Wideband timing of the Parkes Pulsar Timing Array UWL data

TL;DR

This paper demonstrates the application of wideband timing techniques to a three-year dataset of 35 millisecond pulsars observed with the Parkes UWL receiver, improving timing precision and modeling pulse evolution.

Contribution

First application of wideband timing to a uniform large-bandwidth pulsar data set, introducing two-dimensional templates and simultaneous ToA and DM measurements.

Findings

Achieved median ToA uncertainty below 1 microsecond for 94% of pulsars.

Developed pulse profile evolution models for wideband data.
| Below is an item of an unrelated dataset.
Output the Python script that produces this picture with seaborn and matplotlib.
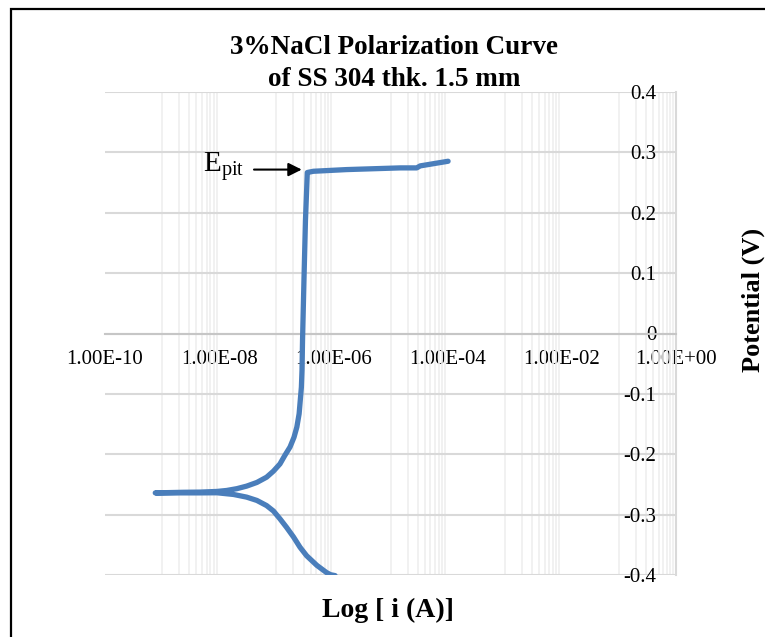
import pandas as pd
import seaborn as sns
import matplotlib.pyplot as plt
from matplotlib.ticker import FixedLocator, FuncFormatter, NullFormatter
from matplotlib.patches import Rectangle

# polarization curve: cathodic branch up to Ecorr, then anodic branch
current = [1.07e-6, 8.90e-7, 7.59e-7, 5.13e-7, 3.39e-7, 2.60e-7, 2.00e-7, 1.51e-7, 1.16e-7,
           8.91e-8, 6.76e-8, 4.57e-8, 3.02e-8, 1.78e-8, 9.12e-9, 4.57e-9, 1.82e-9,
           7.59e-10,
           2.34e-9, 4.57e-9, 9.12e-9, 1.35e-8, 2.04e-8, 3.02e-8, 4.57e-8, 6.76e-8,
           8.91e-8, 1.16e-7, 1.41e-7, 1.74e-7, 2.04e-7, 2.29e-7, 2.51e-7, 2.60e-7,
           2.75e-7, 2.82e-7, 2.88e-7, 3.05e-7, 3.24e-7, 3.49e-7, 3.63e-7, 4.47e-7,
           1.70e-6, 1.48e-5, 2.88e-5, 3.31e-5, 1.02e-4]
potential = [-0.401, -0.3995, -0.396, -0.384, -0.368, -0.354, -0.337, -0.321, -0.307,
             -0.294, -0.285, -0.2765, -0.271, -0.2666, -0.2638, -0.264, -0.264,
             -0.264,
             -0.263, -0.2627, -0.2616, -0.260, -0.257, -0.2528, -0.2467, -0.238,
             -0.228, -0.216, -0.202, -0.188, -0.172, -0.155, -0.133, -0.116,
             -0.089, -0.061, -0.0116, 0.0877, 0.187, 0.2666, 0.267, 0.2687,
             0.2715, 0.2743, 0.2743, 0.2776, 0.2853]

x_ticks = [1e-10, 1e-8, 1e-6, 1e-4, 1e-2, 1e0]
y_ticks = [-0.4, -0.3, -0.2, -0.1, 0.0, 0.1, 0.2, 0.3, 0.4]
minor_decades = [-9, -7, -5, -3, -1]

epit_text_pos = (5.2e-9, 0.268)
epit_arrow_tail = (4.07e-8, 0.2715)
epit_arrow_head = (2.79e-7, 0.2715)

df = pd.DataFrame({'current': current, 'potential': potential})

sns.set_style("white")
plt.rcParams['font.family'] = ['Liberation Serif', 'DejaVu Serif']
plt.rcParams['mathtext.fontset'] = 'custom'
plt.rcParams['mathtext.rm'] = 'Liberation Serif'
plt.rcParams['text.color'] = 'black'
plt.rcParams['axes.labelcolor'] = 'black'
plt.rcParams['xtick.color'] = 'black'
plt.rcParams['ytick.color'] = 'black'

fig = plt.figure(figsize=(7.65, 6.37), dpi=100)
ax = fig.add_axes([105 / 765, 1 - 575 / 637, 571 / 765, 483 / 637])
ax.set_xscale('log')

sns.lineplot(data=df, x='current', y='potential', sort=False, estimator=None,
             color='#4a7ebb', lw=3.8, ax=ax, solid_capstyle='round',
             solid_joinstyle='round', zorder=3)

ax.set_xlim(1e-10, 1)
ax.set_ylim(-0.4, 0.4)

# ticks / grid like the excel chart
ax.xaxis.set_major_locator(FixedLocator(x_ticks))
ax.xaxis.set_major_formatter(FuncFormatter(lambda v, p: f"{v:.2E}"))
ax.xaxis.set_minor_locator(FixedLocator([k * 10.0 ** d for d in minor_decades for k in range(1, 10)]))
ax.xaxis.set_minor_formatter(NullFormatter())
ax.yaxis.set_major_locator(FixedLocator(y_ticks))
ax.yaxis.set_major_formatter(FuncFormatter(lambda v, p: '0' if abs(v) < 1e-9 else f"{v:.1f}"))
ax.tick_params(axis='x', which='both', length=0, labelsize=15, pad=12, labelcolor='black')
ax.tick_params(axis='y', length=0, labelsize=15, pad=14, labelcolor='black')

ax.set_axisbelow(True)
ax.grid(axis='y', which='major', color='#d9d9d9', lw=1.5)
ax.grid(axis='x', which='minor', color='#efefef', lw=1.2)
ax.grid(axis='x', which='major', visible=False)

ax.spines['top'].set_visible(False)
ax.spines['right'].set_visible(False)
ax.spines['bottom'].set_position(('data', 0))
ax.spines['bottom'].set_color('#c6c6c6')
ax.spines['bottom'].set_linewidth(1.5)
ax.spines['left'].set_position(('data', 1.0))
ax.spines['left'].set_color('#d9d9d9')
ax.spines['left'].set_linewidth(1.5)

ax.set_title("3%NaCl Polarization Curve\nof SS 304 thk. 1.5 mm", fontsize=19.5,
             fontweight='bold', pad=4, x=0.506, linespacing=1.4, color='black')
ax.set_xlabel("Log [ i (A)]", fontsize=20, fontweight='bold', va='baseline')
ax.xaxis.set_label_coords(0.4956, -0.0863)
ax.set_ylabel("Potential (V)", fontsize=19, fontweight='bold', va='baseline')
ax.yaxis.set_label_coords(1.147, 0.569)

# E_pit marker
ax.text(*epit_text_pos, r'$\mathregular{E_{pit}}$', fontsize=21, va='baseline', color='black')
ax.annotate('', xy=epit_arrow_head, xytext=epit_arrow_tail,
            arrowprops=dict(arrowstyle='-|>', color='black', lw=1.5,
                            mutation_scale=20, shrinkA=0, shrinkB=0))

# black frame round the chart (cut off on right and bottom)
fig.patches.append(Rectangle((11 / 765, -0.5), 2, 1 - 9 / 637 + 0.5,
                             transform=fig.transFigure, fill=False,
                             ec='black', lw=1.6))

fig.savefig('out.png', dpi=100)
Provided new timing solutions and initial noise analysis.

Abstract

In 2018 an ultra-wide-bandwidth low-frequency (UWL) receiver was installed on the 64-m Parkes Radio Telescope enabling observations with an instantaneous frequency coverage from 704 to 4032 MHz. Here, we present the analysis of a three-year data set of 35 millisecond pulsars observed with the UWL by the Parkes Pulsar Timing Array (PPTA), using wideband timing methods. The two key differences compared to typical narrow-band methods are, firstly, generation of two-dimensional templates accounting for pulse shape evolution with frequency and, secondly, simultaneous measurements of the pulse time-of-arrival (ToA) and dispersion measure (DM). This is the first time that wideband timing has been applied to a uniform data set collected with a single large-fractional bandwidth receiver, for which such techniques were originally developed. As a result of our study, we present a set of profile evolution models and new timing solutions including initial noise analysis. Precision of our ToA and DM measurements is in the range of 0.005 $-$ 2.08 $\mu$s and (0.043$-$14.24)$\times10^{-4}$ cm$^{-3}$ pc, respectively, with 94% of the pulsars achieving a median ToA uncertainty of less than 1 $\mu$s.